» **Collected data**:
┄┄┄┄┄┄┄┄┄┄┄┄┄┄┄┄┄┄┄┄
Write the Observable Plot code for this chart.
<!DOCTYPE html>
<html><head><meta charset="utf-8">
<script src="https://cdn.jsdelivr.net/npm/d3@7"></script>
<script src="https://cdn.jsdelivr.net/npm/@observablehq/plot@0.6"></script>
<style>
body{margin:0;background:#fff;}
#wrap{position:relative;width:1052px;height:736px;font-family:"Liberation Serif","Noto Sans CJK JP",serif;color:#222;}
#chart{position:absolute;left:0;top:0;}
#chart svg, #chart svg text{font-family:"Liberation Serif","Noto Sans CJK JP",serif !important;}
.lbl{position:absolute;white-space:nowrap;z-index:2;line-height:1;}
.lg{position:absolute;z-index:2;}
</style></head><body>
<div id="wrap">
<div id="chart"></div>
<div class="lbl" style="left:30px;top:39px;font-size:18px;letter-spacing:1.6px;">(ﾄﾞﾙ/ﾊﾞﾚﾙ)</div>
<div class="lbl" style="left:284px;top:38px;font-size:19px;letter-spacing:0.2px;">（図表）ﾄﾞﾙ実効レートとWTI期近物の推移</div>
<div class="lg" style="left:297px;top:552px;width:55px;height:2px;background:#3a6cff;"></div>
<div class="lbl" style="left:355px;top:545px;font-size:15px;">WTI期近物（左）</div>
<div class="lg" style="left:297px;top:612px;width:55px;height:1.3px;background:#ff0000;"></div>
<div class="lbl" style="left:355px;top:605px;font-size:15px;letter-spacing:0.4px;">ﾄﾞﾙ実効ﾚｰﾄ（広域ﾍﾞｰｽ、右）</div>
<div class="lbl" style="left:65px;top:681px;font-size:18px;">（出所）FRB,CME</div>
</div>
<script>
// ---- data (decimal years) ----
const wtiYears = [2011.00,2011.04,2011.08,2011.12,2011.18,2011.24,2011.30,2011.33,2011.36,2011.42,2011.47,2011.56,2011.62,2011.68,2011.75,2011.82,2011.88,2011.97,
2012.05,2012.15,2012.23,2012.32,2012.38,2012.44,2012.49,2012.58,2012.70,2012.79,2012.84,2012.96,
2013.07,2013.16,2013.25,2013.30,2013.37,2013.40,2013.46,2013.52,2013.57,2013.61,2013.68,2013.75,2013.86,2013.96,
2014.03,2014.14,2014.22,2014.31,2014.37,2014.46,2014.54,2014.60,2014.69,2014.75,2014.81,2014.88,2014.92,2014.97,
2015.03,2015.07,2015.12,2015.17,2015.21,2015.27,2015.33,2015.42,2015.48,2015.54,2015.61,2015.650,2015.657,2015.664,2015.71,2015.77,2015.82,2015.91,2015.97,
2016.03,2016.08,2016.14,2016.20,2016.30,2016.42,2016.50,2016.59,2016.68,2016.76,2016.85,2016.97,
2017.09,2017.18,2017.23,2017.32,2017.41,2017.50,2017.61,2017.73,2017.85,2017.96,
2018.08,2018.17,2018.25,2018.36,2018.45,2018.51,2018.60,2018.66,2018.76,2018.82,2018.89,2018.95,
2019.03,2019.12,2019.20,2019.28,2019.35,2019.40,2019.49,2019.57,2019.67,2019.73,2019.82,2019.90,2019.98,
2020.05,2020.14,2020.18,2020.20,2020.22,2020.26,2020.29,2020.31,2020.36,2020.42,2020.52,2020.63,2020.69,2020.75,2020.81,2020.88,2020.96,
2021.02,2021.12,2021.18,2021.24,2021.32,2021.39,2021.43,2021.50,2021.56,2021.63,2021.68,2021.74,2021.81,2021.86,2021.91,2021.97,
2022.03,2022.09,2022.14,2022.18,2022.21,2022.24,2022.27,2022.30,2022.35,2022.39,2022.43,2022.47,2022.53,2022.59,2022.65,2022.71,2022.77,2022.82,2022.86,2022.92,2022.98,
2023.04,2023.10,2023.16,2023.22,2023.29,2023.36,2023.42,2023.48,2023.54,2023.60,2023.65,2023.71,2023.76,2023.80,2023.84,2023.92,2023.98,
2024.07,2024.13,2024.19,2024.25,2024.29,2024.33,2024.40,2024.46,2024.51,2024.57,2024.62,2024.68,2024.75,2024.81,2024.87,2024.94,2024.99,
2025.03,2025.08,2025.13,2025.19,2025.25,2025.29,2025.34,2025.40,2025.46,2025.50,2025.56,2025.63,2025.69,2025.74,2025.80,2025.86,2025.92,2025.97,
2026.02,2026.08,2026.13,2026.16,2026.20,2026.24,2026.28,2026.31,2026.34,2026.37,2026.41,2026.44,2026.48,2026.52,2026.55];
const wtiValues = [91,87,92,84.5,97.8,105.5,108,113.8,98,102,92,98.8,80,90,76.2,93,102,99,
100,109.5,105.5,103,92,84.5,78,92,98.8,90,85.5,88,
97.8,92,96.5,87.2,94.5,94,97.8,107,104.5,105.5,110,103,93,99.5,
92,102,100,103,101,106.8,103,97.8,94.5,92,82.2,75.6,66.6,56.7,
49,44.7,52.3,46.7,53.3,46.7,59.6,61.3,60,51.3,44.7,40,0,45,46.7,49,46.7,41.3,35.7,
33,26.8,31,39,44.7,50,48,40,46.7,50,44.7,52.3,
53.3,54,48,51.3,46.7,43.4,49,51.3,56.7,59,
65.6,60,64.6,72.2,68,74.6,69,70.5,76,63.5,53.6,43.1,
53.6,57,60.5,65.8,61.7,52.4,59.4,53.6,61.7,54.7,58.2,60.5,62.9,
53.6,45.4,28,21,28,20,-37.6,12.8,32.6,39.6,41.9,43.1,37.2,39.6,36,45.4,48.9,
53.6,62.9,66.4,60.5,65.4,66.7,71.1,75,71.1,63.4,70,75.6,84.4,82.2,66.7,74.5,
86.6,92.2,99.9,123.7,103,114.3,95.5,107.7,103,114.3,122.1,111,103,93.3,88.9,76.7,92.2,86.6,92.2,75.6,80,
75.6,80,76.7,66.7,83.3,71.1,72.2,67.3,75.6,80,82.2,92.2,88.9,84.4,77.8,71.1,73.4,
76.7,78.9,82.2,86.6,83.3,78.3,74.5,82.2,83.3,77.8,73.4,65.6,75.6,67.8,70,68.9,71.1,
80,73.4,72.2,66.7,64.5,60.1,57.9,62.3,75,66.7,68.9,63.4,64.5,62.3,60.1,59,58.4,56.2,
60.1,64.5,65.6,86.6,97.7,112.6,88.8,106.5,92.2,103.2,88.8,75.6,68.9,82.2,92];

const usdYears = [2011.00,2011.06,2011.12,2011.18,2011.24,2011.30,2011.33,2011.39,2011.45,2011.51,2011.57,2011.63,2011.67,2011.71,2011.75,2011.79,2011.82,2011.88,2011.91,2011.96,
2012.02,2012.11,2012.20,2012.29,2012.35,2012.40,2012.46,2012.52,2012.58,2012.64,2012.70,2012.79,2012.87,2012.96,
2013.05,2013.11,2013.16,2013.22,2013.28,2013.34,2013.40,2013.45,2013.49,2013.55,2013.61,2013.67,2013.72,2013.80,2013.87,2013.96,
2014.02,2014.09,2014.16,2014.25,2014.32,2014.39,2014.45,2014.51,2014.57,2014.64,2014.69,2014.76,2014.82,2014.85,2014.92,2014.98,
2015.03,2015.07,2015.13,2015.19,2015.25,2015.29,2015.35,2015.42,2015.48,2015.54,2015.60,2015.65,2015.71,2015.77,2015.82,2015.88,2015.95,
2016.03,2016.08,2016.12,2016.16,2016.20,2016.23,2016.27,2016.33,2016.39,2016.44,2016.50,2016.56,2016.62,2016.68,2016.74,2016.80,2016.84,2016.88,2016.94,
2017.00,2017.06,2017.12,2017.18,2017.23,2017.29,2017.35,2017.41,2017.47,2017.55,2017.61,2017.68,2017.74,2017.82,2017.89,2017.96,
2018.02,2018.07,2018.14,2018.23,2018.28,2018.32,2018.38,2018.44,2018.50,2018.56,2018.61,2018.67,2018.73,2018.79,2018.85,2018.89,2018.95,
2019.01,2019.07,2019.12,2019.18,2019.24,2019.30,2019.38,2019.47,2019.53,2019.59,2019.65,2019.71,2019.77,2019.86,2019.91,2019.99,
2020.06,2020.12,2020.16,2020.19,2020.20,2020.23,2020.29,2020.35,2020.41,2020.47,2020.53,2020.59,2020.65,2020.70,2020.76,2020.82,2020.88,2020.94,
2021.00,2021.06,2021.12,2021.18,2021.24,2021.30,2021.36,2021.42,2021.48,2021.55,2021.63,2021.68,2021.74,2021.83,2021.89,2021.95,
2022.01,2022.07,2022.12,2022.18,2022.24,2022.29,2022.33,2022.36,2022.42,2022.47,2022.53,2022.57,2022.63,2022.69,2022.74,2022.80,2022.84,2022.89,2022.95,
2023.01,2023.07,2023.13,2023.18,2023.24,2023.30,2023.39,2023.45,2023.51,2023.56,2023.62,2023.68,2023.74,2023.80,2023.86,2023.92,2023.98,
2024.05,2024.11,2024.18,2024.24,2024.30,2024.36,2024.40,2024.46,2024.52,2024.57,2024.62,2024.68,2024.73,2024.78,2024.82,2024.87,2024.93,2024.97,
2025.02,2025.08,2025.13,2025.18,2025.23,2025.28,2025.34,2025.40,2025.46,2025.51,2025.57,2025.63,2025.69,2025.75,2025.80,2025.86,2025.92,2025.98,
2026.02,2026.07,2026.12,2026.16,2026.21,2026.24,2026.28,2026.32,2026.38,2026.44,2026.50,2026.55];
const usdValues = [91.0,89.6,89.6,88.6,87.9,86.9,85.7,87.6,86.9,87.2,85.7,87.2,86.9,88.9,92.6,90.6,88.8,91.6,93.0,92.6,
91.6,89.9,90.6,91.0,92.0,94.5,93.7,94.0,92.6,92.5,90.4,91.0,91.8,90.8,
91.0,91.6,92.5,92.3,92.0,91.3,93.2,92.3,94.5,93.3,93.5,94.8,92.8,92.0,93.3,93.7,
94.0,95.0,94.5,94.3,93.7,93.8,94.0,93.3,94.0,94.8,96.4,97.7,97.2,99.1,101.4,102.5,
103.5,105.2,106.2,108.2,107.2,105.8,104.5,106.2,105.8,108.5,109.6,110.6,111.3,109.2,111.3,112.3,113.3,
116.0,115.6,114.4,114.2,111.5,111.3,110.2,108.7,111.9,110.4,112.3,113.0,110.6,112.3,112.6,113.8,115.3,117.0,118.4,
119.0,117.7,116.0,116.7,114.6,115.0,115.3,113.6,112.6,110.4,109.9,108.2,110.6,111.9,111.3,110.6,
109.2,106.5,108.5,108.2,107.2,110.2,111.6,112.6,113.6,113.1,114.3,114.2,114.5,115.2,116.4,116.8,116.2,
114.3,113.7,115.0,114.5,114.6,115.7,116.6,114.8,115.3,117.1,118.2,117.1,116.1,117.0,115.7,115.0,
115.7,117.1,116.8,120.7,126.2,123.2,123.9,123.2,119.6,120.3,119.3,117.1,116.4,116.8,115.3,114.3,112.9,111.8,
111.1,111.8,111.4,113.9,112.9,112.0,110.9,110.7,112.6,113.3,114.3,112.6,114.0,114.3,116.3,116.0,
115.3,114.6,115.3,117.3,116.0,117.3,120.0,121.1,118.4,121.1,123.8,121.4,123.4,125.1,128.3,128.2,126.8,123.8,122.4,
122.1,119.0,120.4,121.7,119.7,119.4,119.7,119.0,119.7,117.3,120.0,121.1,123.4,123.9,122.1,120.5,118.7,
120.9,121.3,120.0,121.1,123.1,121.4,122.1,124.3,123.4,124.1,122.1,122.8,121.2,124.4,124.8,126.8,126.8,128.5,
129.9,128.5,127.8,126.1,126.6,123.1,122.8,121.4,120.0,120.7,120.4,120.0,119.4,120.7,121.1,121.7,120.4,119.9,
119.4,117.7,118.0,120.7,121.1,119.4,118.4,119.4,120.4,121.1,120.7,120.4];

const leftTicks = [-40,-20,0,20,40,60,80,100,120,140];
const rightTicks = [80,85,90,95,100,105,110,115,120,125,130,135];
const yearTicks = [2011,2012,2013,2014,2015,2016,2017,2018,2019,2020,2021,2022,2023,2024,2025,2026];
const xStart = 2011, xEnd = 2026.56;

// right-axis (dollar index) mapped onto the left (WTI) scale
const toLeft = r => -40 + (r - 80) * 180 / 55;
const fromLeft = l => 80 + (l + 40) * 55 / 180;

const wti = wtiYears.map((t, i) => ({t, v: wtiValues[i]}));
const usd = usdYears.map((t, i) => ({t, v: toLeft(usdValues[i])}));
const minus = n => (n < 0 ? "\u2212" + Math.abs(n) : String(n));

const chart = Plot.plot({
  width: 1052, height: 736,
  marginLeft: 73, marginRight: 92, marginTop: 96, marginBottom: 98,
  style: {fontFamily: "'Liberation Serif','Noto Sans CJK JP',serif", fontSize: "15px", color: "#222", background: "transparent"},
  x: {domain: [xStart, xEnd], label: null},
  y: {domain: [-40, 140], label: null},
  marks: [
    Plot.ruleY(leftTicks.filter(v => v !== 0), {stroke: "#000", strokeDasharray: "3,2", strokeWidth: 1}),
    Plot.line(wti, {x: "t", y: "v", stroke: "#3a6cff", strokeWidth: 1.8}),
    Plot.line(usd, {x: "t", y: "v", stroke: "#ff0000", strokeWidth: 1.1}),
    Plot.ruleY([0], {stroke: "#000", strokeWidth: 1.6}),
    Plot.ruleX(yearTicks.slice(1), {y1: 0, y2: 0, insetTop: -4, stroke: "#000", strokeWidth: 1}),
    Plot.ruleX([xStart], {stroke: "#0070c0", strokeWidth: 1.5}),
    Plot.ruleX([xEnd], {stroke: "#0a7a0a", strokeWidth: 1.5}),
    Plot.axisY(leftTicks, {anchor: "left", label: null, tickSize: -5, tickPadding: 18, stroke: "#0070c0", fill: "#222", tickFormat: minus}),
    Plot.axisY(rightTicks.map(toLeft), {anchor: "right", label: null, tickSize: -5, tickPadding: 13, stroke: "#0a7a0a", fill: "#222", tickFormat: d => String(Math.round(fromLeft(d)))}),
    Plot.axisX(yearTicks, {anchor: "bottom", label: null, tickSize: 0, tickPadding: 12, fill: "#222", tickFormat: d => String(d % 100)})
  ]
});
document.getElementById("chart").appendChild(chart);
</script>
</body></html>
┄┄┄┄┄┄┄┄┄┄┄┄┄┄┄┄┄┄┄┄
» **Aim of the task**:
Copy all lines in the listing above where the string "chart" appears.

» **Written response**:
Write the Observable Plot code for this chart.
#chart{position:absolute;left:0;top:0;}
#chart svg, #chart svg text{font-family:"Liberation Serif","Noto Sans CJK JP",serif !important;}
<div id="chart"></div>
const chart = Plot.plot({
document.getElementById("chart").appendChild(chart);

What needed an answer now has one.